Noël à Doha : reportage de Michel Taube au Qatar dans le plus grand centre religieux chrétien dans le Golfe

 

En cette fin d’année 2017, les chrétiens sont de retour par milliers à Karakoch et à Mossoul en Irak. Les touristes se sont faits rares à Bethléem en Cisjordanie : les annulations de voyages se sont multipliées à la suite de la reconnaissance unilatérale de Jérusalem comme capitale d’Israël par les États-Unis et le Guatemala. A Paris, l’opinion publique se divise sur la célébration de « Noël » dans un pays laïc.

Pendant ce temps, il est une terre d’Islam qui accepte les chrétiens : le Qatar. Enquête dans un émirat contesté au cœur d’une communauté chrétienne expatriée et fervente, rassemblée pour la célébration de Noël.

Le Qatar est connu pour ses investissements stratégiques en France, notamment dans les médias français*, et dans le sport. Véritable cadeau de Noël pour la population qatarie et des expatriés aficionados, le PSG était de passage à Doha ces jours-ci pour fêter son titre de Champion d’automne et préparer le choc de son prochain huitième de finale contre le Real de Madrid…

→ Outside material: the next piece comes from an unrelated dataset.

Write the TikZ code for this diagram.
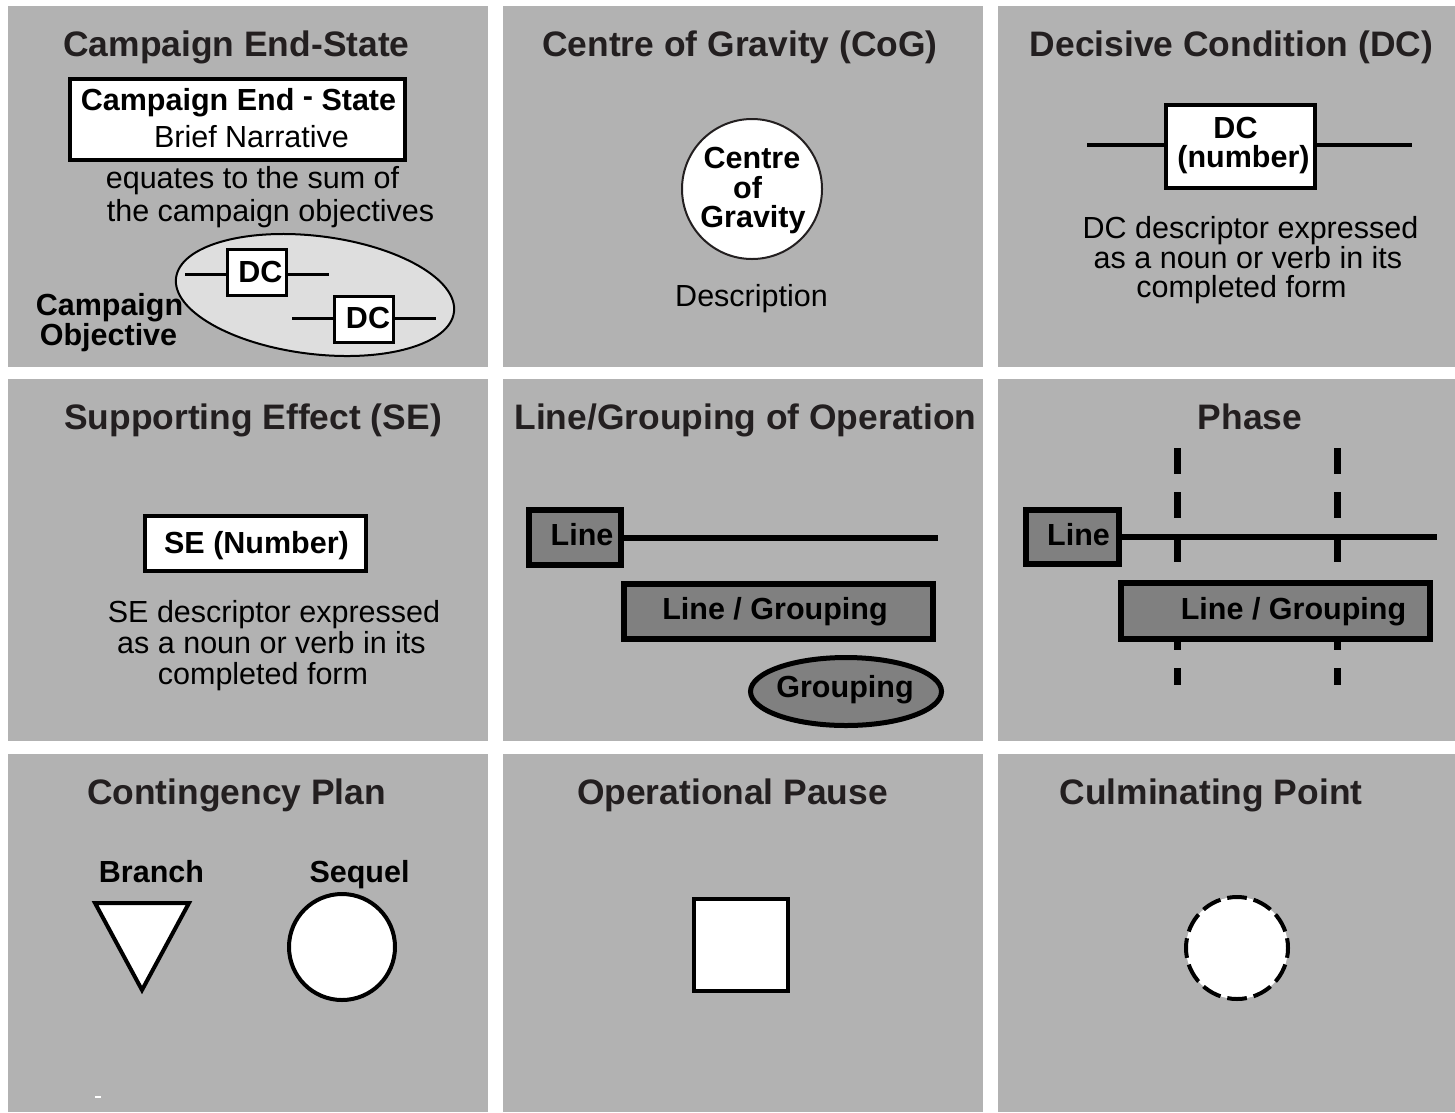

Critiqué pour sa proximité supposée – et contestée par les autorités locales – avec les Frères musulmans, ce petit émirat, niché entre le Golfe persique et la péninsule arabique, vit sous le coup d’un sévère embargo décrété par l’Arabie saoudite et ses alliés** depuis le 5 juin dernier.

Noël à Doha, c’était déjà une façon de mettre en lumière – et de saluer – nos expatriés : les 5.000 à 10.000 Français vivant sur place sont loin de retourner en métropole pour cette fête de famille qu’est avant tout Noël***. Comme nous le confie Olivier Jouis, président de Français du monde – ADFE, principale association de Français de l’étranger à Doha, les Qataris ont un atavisme français certain : l’émir est parfaitement francophone et a certains de ses enfants dans le lycée français. C’est assez rare de la part d’un chef d’État pour que même le président Macron s’en soit publiquement félicité lors de sa visite au Qatar le 7 décembre dernier.

 

Un Noël en terre d’Islam

Est-ce l’effet de l’embargo vécu sur place comme une profonde injustice et comme une menace réelle sur la stabilité de la région et l’intégrité d’un État indépendant depuis moins de 50 ans ? Ce Noël 2017 aura été, de l’avis des chrétiens rencontrés sur place, d’une ferveur toute particulière…

Car on connaît moins du Qatar cette réalité, voulue par le père du Qatar moderne, l’émir Sheikh Hamad bin Khalifa An Thani, et renouvelé par son fils héritier à qui il a transmis le pouvoir en 2013 et actuel chef de l’Etat, le très francophone – et francophile – Tamim Ben Hamad Al-Thani : les chrétiens y sont libres de pratiquer leur culte, certes avec discrétion, mais aussi avec ferveur, comme nous en ont témoigné les Français, les Philippins et les Tamouls que nous avons rencontrés – et interrogés en toute liberté – sur place.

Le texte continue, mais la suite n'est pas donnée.